Массоу говорит о фатальных последствиях такой политики. Художника вынуждают втиснуться в прокрустово ложе концептуального антиискусства:
«Грустно видеть, как многие молодые талантливые художники в поисках признания вынуждены забыть о своём даре и позиционировать себя в качестве авторов видео-инсталляций или машин для производства пены в закрытых помещениях. Только таким образом можно получить гордое звание современного художника. Истеблишмент от искусства виновен в навязывании концептуального искусства как единственно возможного искусства наших дней.
Тысячи юных творцов прозябают в неизвестности, ожидая, когда верховный арбитр устанет от безграничного обожания концептуального искусства. Ценители прекрасного должны сказать художникам, что они не обречены на выбор: творить кучи мусора, или распространять свои произведения подпольно, как самиздат».
Айвену Массоу казалось, что он раскрыл карты и тем самым сломил правила тайной игры:
«Привлекая внимание общественности к этим вопросам, я, конечно, понимаю, что найдётся много охотников посидеть с вязанием рядом с гильотиной, как мадам Дефарж, предвкушая, как моя голова скатится к их ногам. «Истеблишмент от искусства» (каким бы оксюмороном это не звучало) чудовищно влиятелен и, как все центры власти, не поощряет разнообразия».
Опасения Массоу материализовались: сразу же после этой публикации он был уволен и подвергнут остракизму британским истеблишментом от искусства, во главе которого стоят еврейский «самодержец от культуры» Николас Сирота и еврейский коллекционер и рекламный магнат, приятель Пиночета, Маргарет Тэтчер и Конрада Блэка, Чарльз Саатчи. Влияние Саатчи уникально: художественный критик Норман Розенталь из Британской Королевской академии считает, что «семейство Саатчи, возможно, имеет самую значительную коллекцию современного искусства в мире».[53]
«Какое имеет значение, что они евреи? — спросит раздражённый читатель. — Подумаешь, в этом профанированном, тоталитарном, антихристианском мире современного искусства затесалось несколько иудеев. Ну и что? Это же жалкое меньшинство, игра случая». Не совсем.

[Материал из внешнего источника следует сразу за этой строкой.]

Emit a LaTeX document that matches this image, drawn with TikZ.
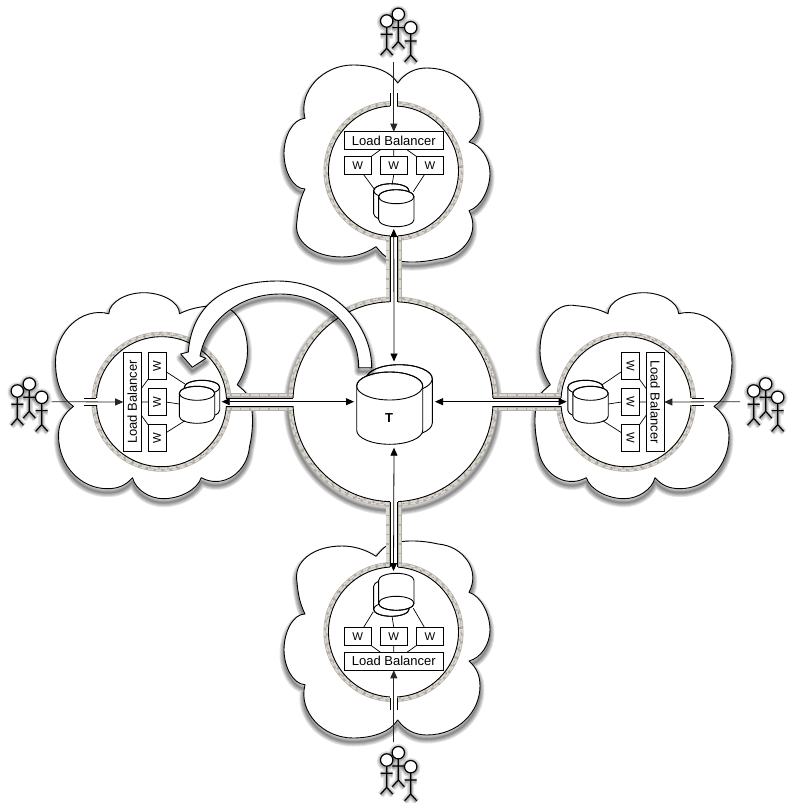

Позиции евреев в мире искусства редко обсуждаются открыто. За открытое обсуждение этого вопроса вас могут назвать «антисемитом» и подвергнуть остракизму. Так, солидный академический том «Социология искусства», изданный в 1989 г., не упоминает евреев среди многочисленных социологических рубрик при проведении анализа динамики современного искусства. Книга анализирует художественные галереи, творческие коллективы, покровителей и потребителей искусства, разбивая их на рубрики по полу, возрасту, доходу, роду занятий, расовому и этническому происхождению. Так можно узнать что «негры, азиаты и лица испанского происхождения вместе составляют 7 % всех потребителей искусства». Но о евреях нет ни слова, и мы так и не узнаем, каков их процент среди потребителей искусства, не говоря уж о том, сколькими галереями они владеют, какими музеями руководят, и какое количество статей по искусству они публикуют.[54]